- _Work required_: Starting with the first line of the listing, quote each line exactly until and including the one with "otros = [2.8, 2.3]", leaving pictures out.

※ ※ ※

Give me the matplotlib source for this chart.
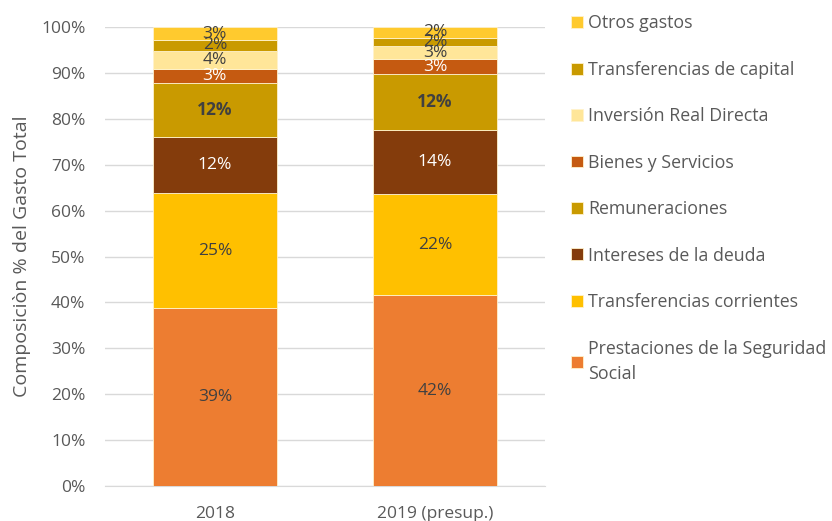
import matplotlib
matplotlib.use("Agg")
import matplotlib.pyplot as plt
from matplotlib.ticker import PercentFormatter
import numpy as np

years = ["2018", "2019 (presup.)"]
categories = [
    "Prestaciones de la Seguridad\nSocial",
    "Transferencias corrientes",
    "Intereses de la deuda",
    "Remuneraciones",
    "Bienes y Servicios",
    "Inversión Real Directa",
    "Transferencias de capital",
    "Otros gastos",
]
# share of total spending (%), per category, [2018, 2019]
prestaciones = [38.8, 41.6]
transf_corrientes = [25.0, 22.0]
intereses = [12.2, 14.0]
remuneraciones = [11.8, 12.2]
bienes_servicios = [3.0, 3.2]
inversion = [4.0, 2.9]
transf_capital = [2.4, 1.8]
otros = [2.8, 2.3]

series = [prestaciones, transf_corrientes, intereses, remuneraciones,
          bienes_servicios, inversion, transf_capital, otros]
colors = ["#ED7D31", "#FFC000", "#843C0C", "#C99A00",
          "#C55A11", "#FFE699", "#C99A00", "#FFCA2E"]
label_colors = ["#404040", "#404040", "white", "#404040",
                "white", "#404040", "#404040", "#404040"]
label_bold = [False, False, False, True, False, False, False, False]

plt.rcParams["font.family"] = ["Open Sans", "DejaVu Sans"]
grey = "#595959"

fig = plt.figure(figsize=(8.32, 5.21), dpi=100)
ax = fig.add_axes([0.126, 0.067, 0.529, 0.881])

x = np.arange(len(years))
bottom = np.zeros(len(years))
handles = []
for vals, col, lcol, bold, name in zip(series, colors, label_colors, label_bold, categories):
    vals = np.array(vals)
    bars = ax.bar(x, vals, 0.565, bottom=bottom, color=col, edgecolor="#FFF2CC",
                  linewidth=0.6, label=name, zorder=3)
    handles.append(bars)
    for xi, v, b in zip(x, vals, bottom):
        ax.text(xi, b + v / 2, f"{v:.0f}%", ha="center", va="center",
                fontsize=12.5, color=lcol, fontweight="bold" if bold else "normal",
                zorder=4)
    bottom += vals

ax.set_xlim(-0.5, 1.5)
ax.set_ylim(0, 100)
ax.set_yticks(np.arange(0, 101, 10))
ax.yaxis.set_major_formatter(PercentFormatter(decimals=0))
ax.set_xticks(x)
ax.set_xticklabels(years)
ax.grid(axis="y", color="#D9D9D9", linewidth=1, zorder=0)
for s in ["top", "right", "left"]:
    ax.spines[s].set_visible(False)
ax.spines["bottom"].set_color("#D9D9D9")
ax.tick_params(axis="both", length=0, labelsize=12.5, labelcolor=grey)
ax.tick_params(axis="y", pad=14)
ax.tick_params(axis="x", pad=14)
ax.set_ylabel("Composiciòn % del Gasto Total", fontsize=14, color=grey, labelpad=7)

leg = fig.legend(handles[::-1], categories[::-1], loc="upper left",
                 bbox_to_anchor=(0.678, 0.986), frameon=False, fontsize=12.8,
                 labelspacing=1.6, handlelength=0.66, handleheight=0.66,
                 handletextpad=0.3, borderaxespad=0)
for t in leg.get_texts():
    t.set_color(grey)
leg.get_texts()[-1].set_linespacing(1.5)

fig.savefig("out.png", dpi=100)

※ ※ ※

- _The response_:
Give me the matplotlib source for this chart.
import matplotlib
matplotlib.use("Agg")
import matplotlib.pyplot as plt
from matplotlib.ticker import PercentFormatter
import numpy as np

years = ["2018", "2019 (presup.)"]
categories = [
    "Prestaciones de la Seguridad\nSocial",
    "Transferencias corrientes",
    "Intereses de la deuda",
    "Remuneraciones",
    "Bienes y Servicios",
    "Inversión Real Directa",
    "Transferencias de capital",
    "Otros gastos",
]
# share of total spending (%), per category, [2018, 2019]
prestaciones = [38.8, 41.6]
transf_corrientes = [25.0, 22.0]
intereses = [12.2, 14.0]
remuneraciones = [11.8, 12.2]
bienes_servicios = [3.0, 3.2]
inversion = [4.0, 2.9]
transf_capital = [2.4, 1.8]
otros = [2.8, 2.3]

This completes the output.